Time for me to push my book giveaway again :-)
You have the chance to win two great books, you get to pick them from a selection of four books that I adore. These are my absolute favourite books for writing, editing and reading. If you haven't already entered then go and do it now! You'll find the contest on my post:
This is Earth and in our world we have rules. Gravity is a pretty good rule. You can't fight gravity - or can you?
When you do worldbuilding for a narrative taking place anywhere on Earth, you know that you have to adhere to the physical laws of this planet. If you taking the plunge into a fantasy world, then you get to create the world to suit your story (but not to suit your characters, you want the word to cause them much conflict).
Think about the physical laws of that world. What is the same as our world and what is different, this will provide the reader with binaries and parallels for their own experiences.
You may decide that in your world sneezes make you disappear, or sunburn can cook you, so characters can only go out at night. Decide on your rules.... and then break them.
You might not be able to fight gravity (despite the promise of many cosmetic companies), but through the ages man has been determined to defy gravity. If there is a 'rule' for your world, show the way that characters can defy those rules. Or have them attempt to defy the rules and fail, this would provide plenty of conflict.
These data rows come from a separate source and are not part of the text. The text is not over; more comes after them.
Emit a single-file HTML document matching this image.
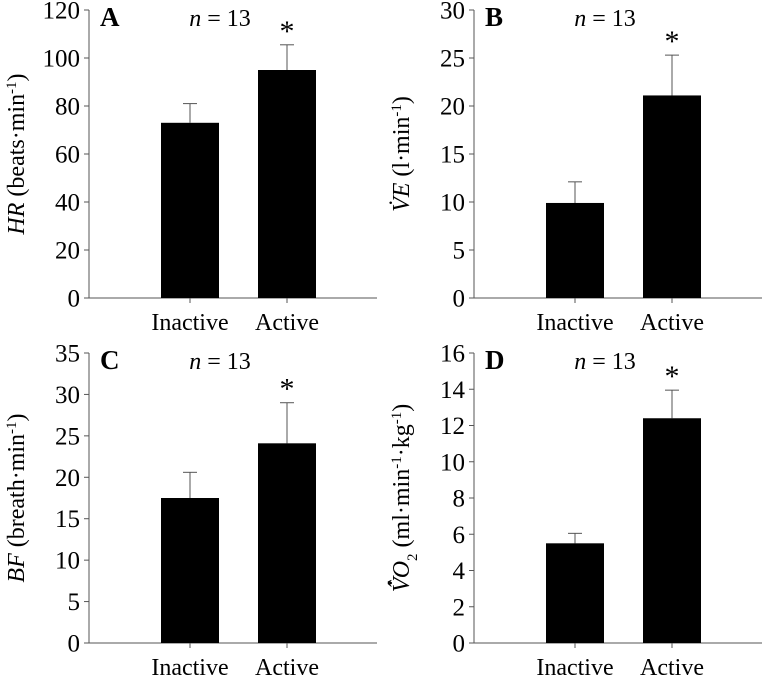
<!DOCTYPE html>
<html><head><meta charset="utf-8"><style>
body{margin:0;background:#fff;}
svg{display:block;font-family:"Liberation Serif",serif;}
</style></head><body>
<svg id="c" width="769" height="676" viewBox="0 0 769 676"></svg>
<script>
const categories = ["Inactive","Active"];
const panelLetters = ["A","B","C","D"];
const meansA = [73, 95];
const errsA = [8, 10.5];
const meansB = [9.9, 21.1];
const errsB = [2.2, 4.2];
const meansC = [17.5, 24.1];
const errsC = [3.1, 4.9];
const meansD = [5.5, 12.4];
const errsD = [0.55, 1.55];
const ticksA = [0,20,40,60,80,100,120];
const ticksB = [0,5,10,15,20,25,30];
const ticksC = [0,5,10,15,20,25,30,35];
const ticksD = [0,2,4,6,8,10,12,14,16];

const svg = document.getElementById('c');
const NS = 'http://www.w3.org/2000/svg';
function mk(tag, attrs, parent){
  const e = document.createElementNS(NS, tag);
  for (const k in attrs) e.setAttribute(k, attrs[k]);
  (parent||svg).appendChild(e);
  return e;
}
const panels = [
  {ox:89, top:10, bot:298, means:meansA, errs:errsA, ticks:ticksA, title:'<tspan font-style="italic">HR</tspan> (beats·min<tspan baseline-shift="super" font-size="15">-1</tspan>)'},
  {ox:474, top:10, bot:298, means:meansB, errs:errsB, ticks:ticksB, title:'<tspan font-style="italic">V̇E</tspan> (l·min<tspan baseline-shift="super" font-size="15">-1</tspan>)'},
  {ox:89, top:353, bot:643, means:meansC, errs:errsC, ticks:ticksC, title:'<tspan font-style="italic">BF</tspan> (breath·min<tspan baseline-shift="super" font-size="15">-1</tspan>)'},
  {ox:474, top:353, bot:643, means:meansD, errs:errsD, ticks:ticksD, title:'<tspan font-style="italic">V̂̇O</tspan><tspan baseline-shift="sub" font-size="15">2</tspan> (ml·min<tspan baseline-shift="super" font-size="15">-1</tspan>·kg<tspan baseline-shift="super" font-size="15">-1</tspan>)'}
];
panels.forEach((p, i) => {
  const g = mk('g', {});
  
  
  const maxV = p.ticks[p.ticks.length-1];
  const y = v => p.bot - (v / maxV) * (p.bot - p.top);
  const xc = k => p.ox + 101 + k * 97;
  const ax = mk('line', {x1:p.ox, y1:p.top, x2:p.ox, y2:p.bot, stroke:'#555', 'stroke-width':1}, g);
  
  
  const bx = mk('line', {x1:p.ox, y1:p.bot, x2:p.ox+288, y2:p.bot, stroke:'#555', 'stroke-width':1}, g);
  
  
  p.ticks.forEach(t => {
    mk('line', {x1:p.ox-5, y1:y(t), x2:p.ox, y2:y(t), stroke:'#555'}, g);
    const tl = mk('text', {x:p.ox-9, y:y(t)+8.5, 'text-anchor':'end', 'font-size':25}, g);
    tl.textContent = t;
    
    
  });
  categories.forEach((c, k) => {
    const cx = xc(k);
    mk('line', {x1:cx, y1:p.bot, x2:cx, y2:p.bot+5, stroke:'#555'}, g);
    mk('line', {x1:cx, y1:y(p.means[k]), x2:cx, y2:y(p.means[k]+p.errs[k]), stroke:'#555'}, g);
    mk('line', {x1:cx-7, y1:y(p.means[k]+p.errs[k]), x2:cx+7, y2:y(p.means[k]+p.errs[k]), stroke:'#555'}, g);
    const b = mk('rect', {x:cx-29, y:y(p.means[k]), width:58, height:p.bot-y(p.means[k]), fill:'#000'}, g);
    
    
    const cl = mk('text', {x:cx, y:p.bot+32, 'text-anchor':'middle', 'font-size':24}, g);
    cl.textContent = c;
    
    
  });
  const st = mk('text', {x:xc(1), y:y(p.means[1]+p.errs[1])-4, 'text-anchor':'middle', 'font-size':30}, g);
  st.textContent = '*';
  
  
  const L = mk('text', {x:p.ox+11, y:p.top+16, 'font-size':27, 'font-weight':'bold'}, g);
  L.textContent = panelLetters[i];
  
  
  const n = mk('text', {x:p.ox+131, y:p.top+16, 'text-anchor':'middle', 'font-size':24}, g);
  n.innerHTML = '<tspan font-style="italic">n</tspan> = 13';
  
  
  const cy = (p.top + p.bot) / 2;
  const tt = mk('text', {x:p.ox-65, y:cy, 'text-anchor':'middle', 'font-size':24, transform:'rotate(-90 '+(p.ox-65)+' '+cy+')'}, g);
  tt.innerHTML = p.title;
  
  
});
</script>
</body></html>
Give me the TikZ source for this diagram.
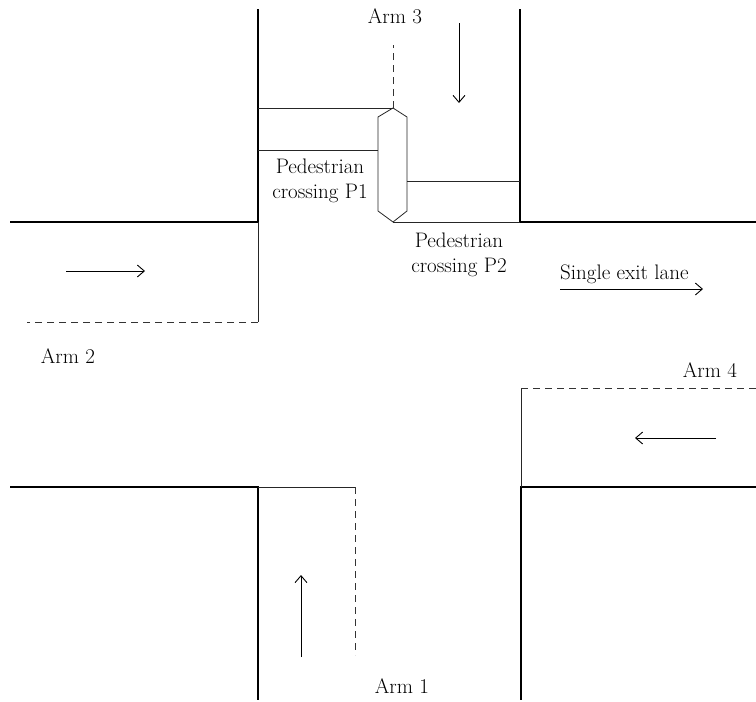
\documentclass[tikz,border=0pt]{standalone}
\usetikzlibrary{arrows.meta}
\begin{document}
\begin{tikzpicture}[x=1pt,y=-1pt,
  curb/.style={line width=2.8pt,line cap=butt},
  thin/.style={line width=0.8pt,draw=black!85},
  lanedash/.style={line width=0.8pt,draw=black!80,dash pattern=on 7pt off 5pt},
  flow/.style={line width=0.9pt,-{Straight Barb[length=7pt,width=12pt]}},
  lbl/.style={font=\fontsize{21}{25}\selectfont,align=center,inner sep=0pt}]
\useasboundingbox (0,0) rectangle (756,702);
% curbs
\draw[curb] (258,9) -- (258,222) -- (10,222);
\draw[curb] (520,9) -- (520,222) -- (756,222);
\draw[curb] (10,487) -- (258,487) -- (258,700);
\draw[curb] (756,487) -- (521,487) -- (521,700);
% arm 2 entry lane
\draw[thin] (258,222) -- (258,322);
\draw[lanedash] (258,322) -- (27,322);
% arm 1 entry lane
\draw[thin] (258,487) -- (355,487);
\draw[lanedash] (355,487) -- (355,655);
% arm 4 entry lane
\draw[thin] (521,487) -- (521,388);
\draw[lanedash] (521,388) -- (756,388);
% arm 3 centre line
\draw[lanedash] (393,108) -- (393,45);
% island
\draw[thin] (393,108) -- (407,117) -- (407,211) -- (393,222) -- (378,211) -- (378,117) -- cycle;
% crossing P1
\draw[thin] (258,108) -- (393,108);
\draw[thin] (258,150) -- (378,150);
% crossing P2
\draw[thin] (407,181) -- (520,181);
\draw[thin] (393,222) -- (520,222);
% flow arrows
\coordinate (a2s) at (66,271); \coordinate (a2e) at (145,271);
\draw[flow] (a2s) -- (a2e);
\coordinate (a3s) at (459,23); \coordinate (a3e) at (459,103);
\draw[flow] (a3s) -- (a3e);
\coordinate (a1s) at (301,657); \coordinate (a1e) at (301,575);
\draw[flow] (a1s) -- (a1e);
\coordinate (a4s) at (716,438); \coordinate (a4e) at (635,438);
\draw[flow] (a4s) -- (a4e);
\coordinate (exs) at (560,289); \coordinate (exe) at (703,289);
\draw[flow] (exs) -- (exe);
% labels
\node[lbl] (arm3) at (395,16) {Arm 3};
\node[lbl] (arm2) at (68,356) {Arm 2};
\node[lbl] (arm4) at (710,370) {Arm 4};
\node[lbl] (arm1) at (402,686) {Arm 1};
\node[lbl] (p1) at (320,181) {Pedestrian\\crossing P1};
\node[lbl] (p2) at (459,255) {Pedestrian\\crossing P2};
\node[lbl,anchor=west] (exit) at (560,274) {Single exit lane};
\end{tikzpicture}
\end{document}
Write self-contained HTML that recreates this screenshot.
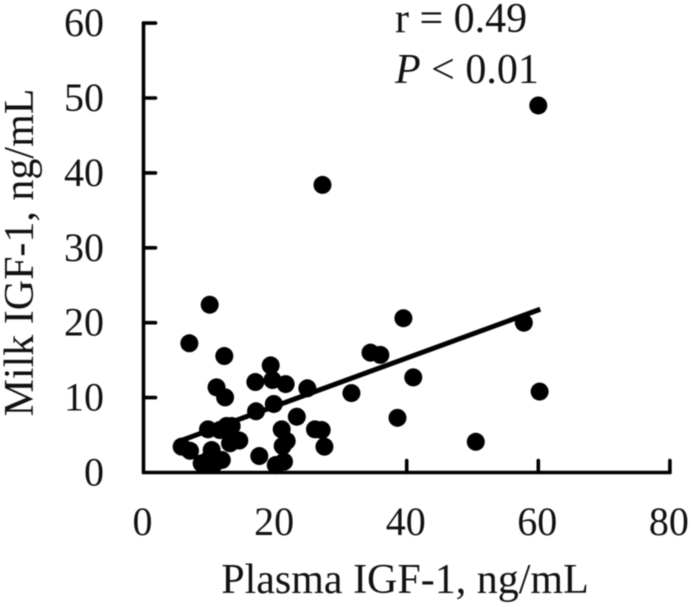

Once man learned how to fly, our world changed. How will your world change? Conflict and change, those elements keep the narrative moving. In my post: Using Settings Effectively for Fiction I shared a tip I learned from the writing course How To Think Sideways, when you plan your world, you only need to ask two questions about every part of this world:
- Does this create conflict for the story?
- Does this force a primary character to change?
Do you have any challenging laws for your world, or have your read a story with a really interesting physical law that the characters tried to defy? An incredible example of worldbuilding is evident in Frank Herbet's Dune (the most amazing sci-fi book I've ever read).